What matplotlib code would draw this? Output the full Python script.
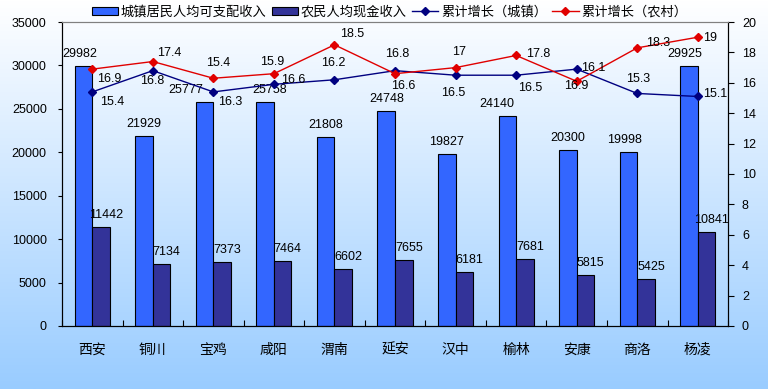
import numpy as np
import matplotlib.pyplot as plt

plt.rcParams['font.family'] = ['Liberation Sans', 'Noto Sans CJK SC']
plt.rcParams['font.size'] = 9

cities = ['西安', '铜川', '宝鸡', '咸阳', '渭南', '延安', '汉中', '榆林', '安康', '商洛', '杨凌']
urban_income = [29982, 21929, 25777, 25758, 21808, 24748, 19827, 24140, 20300, 19998, 29925]
rural_income = [11442, 7134, 7373, 7464, 6602, 7655, 6181, 7681, 5815, 5425, 10841]
urban_growth = [15.4, 16.8, 15.4, 15.9, 16.2, 16.8, 16.5, 16.5, 16.9, 15.3, 15.1]
rural_growth = [16.9, 17.4, 16.3, 16.6, 18.5, 16.6, 17.0, 17.8, 16.1, 18.3, 19.0]

# label offsets in pixels (as placed in the original chart)
urban_growth_off = [(20, -10), (-1, -10), (5, 29), (-2, 22), (-1, 17), (2, 17),
                    (-2, -18), (14, -13), (0, -17), (1, 14), (17, 2)]
rural_growth_off = [(17, -10), (16, 9), (17, -24), (19, -6), (18, 11), (8, -12),
                    (3, 16), (22, 1), (17, 13), (21, 5), (12, -1)]
urban_bar_dx = [-4, 0, -19, 4, 0, 1, 0, -11, 0, -4, -4]

fig = plt.figure(figsize=(7.68, 3.89), dpi=100)

# background gradient
bg = fig.add_axes([0, 0, 1, 1], zorder=-10)
grad = np.linspace(0, 1, 256).reshape(-1, 1)
top = np.array([1.0, 1.0, 1.0])
bottom = np.array([0x99, 0xCC, 0xFF]) / 255
img = top + (bottom - top) * grad[:, :, None]
bg.imshow(img, aspect='auto', extent=[0, 1, 0, 1], origin='upper')
bg.axis('off')

ax = fig.add_axes([0.0807, 0.162, 0.8673, 0.7814])
ax.set_facecolor('none')
x = np.arange(len(cities))
w = 0.29
b1 = ax.bar(x - w / 2, urban_income, w, color='#3366FF', edgecolor='black', linewidth=0.8,
            label='城镇居民人均可支配收入')
b2 = ax.bar(x + w / 2, rural_income, w, color='#333399', edgecolor='black', linewidth=0.8,
            label='农民人均现金收入')
ax.set_xlim(-0.5, len(cities) - 0.5)
ax.set_ylim(0, 35000)
ax.set_yticks(range(0, 35001, 5000))
ax.set_xticks(np.arange(-0.5, len(cities), 1.0))
ax.set_xticklabels([])
ax.tick_params(axis='x', direction='in', length=4)
ax.set_xticks(x, minor=True)
ax.set_xticklabels(cities, minor=True, fontsize=10)
ax.tick_params(axis='x', which='minor', length=0, pad=12)
ax.tick_params(axis='y', direction='out', length=3, pad=8, labelsize=9)
ax.spines['top'].set_color('#808080')

for i, v in enumerate(urban_income):
    ax.annotate(str(v), (x[i] - w / 2, v), xytext=(urban_bar_dx[i], 12),
                textcoords='offset pixels', ha='center', va='center', fontsize=9)
for i, v in enumerate(rural_income):
    ax.annotate(str(v), (x[i] + w / 2, v), xytext=(5, 12),
                textcoords='offset pixels', ha='center', va='center', fontsize=9)

ax2 = ax.twinx()
ax2.set_ylim(0, 20)
ax2.set_yticks(range(0, 21, 2))
ax2.tick_params(axis='y', direction='out', length=4, pad=6, labelsize=9)
ax2.spines['top'].set_color('#808080')
l1, = ax2.plot(x, urban_growth, color='#000080', marker='D', markersize=4, linewidth=1,
               label='累计增长（城镇）')
l2, = ax2.plot(x, rural_growth, color='#E00000', marker='D', markersize=4, linewidth=1,
               label='累计增长（农村）')

def fmt(v):
    return f'{v:g}'

for i, v in enumerate(urban_growth):
    ax2.annotate(fmt(v), (x[i], v), xytext=urban_growth_off[i],
                 textcoords='offset pixels', ha='center', va='center', fontsize=9)
for i, v in enumerate(rural_growth):
    ax2.annotate(fmt(v), (x[i], v), xytext=rural_growth_off[i],
                 textcoords='offset pixels', ha='center', va='center', fontsize=9)

fig.legend(handles=[b1, b2, l1, l2], loc='center', bbox_to_anchor=(0.507, 0.969), ncol=4,
           frameon=False, fontsize=9.5, handlelength=2.0, handleheight=0.5,
           handletextpad=0.2, columnspacing=0.4)

fig.savefig('out.png', dpi=100)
• • • •
YOUR INSTRUCTIONS:
Locate each line with the word "matplotlib" and copy it.

RESULT:
What matplotlib code would draw this? Output the full Python script.
import matplotlib.pyplot as plt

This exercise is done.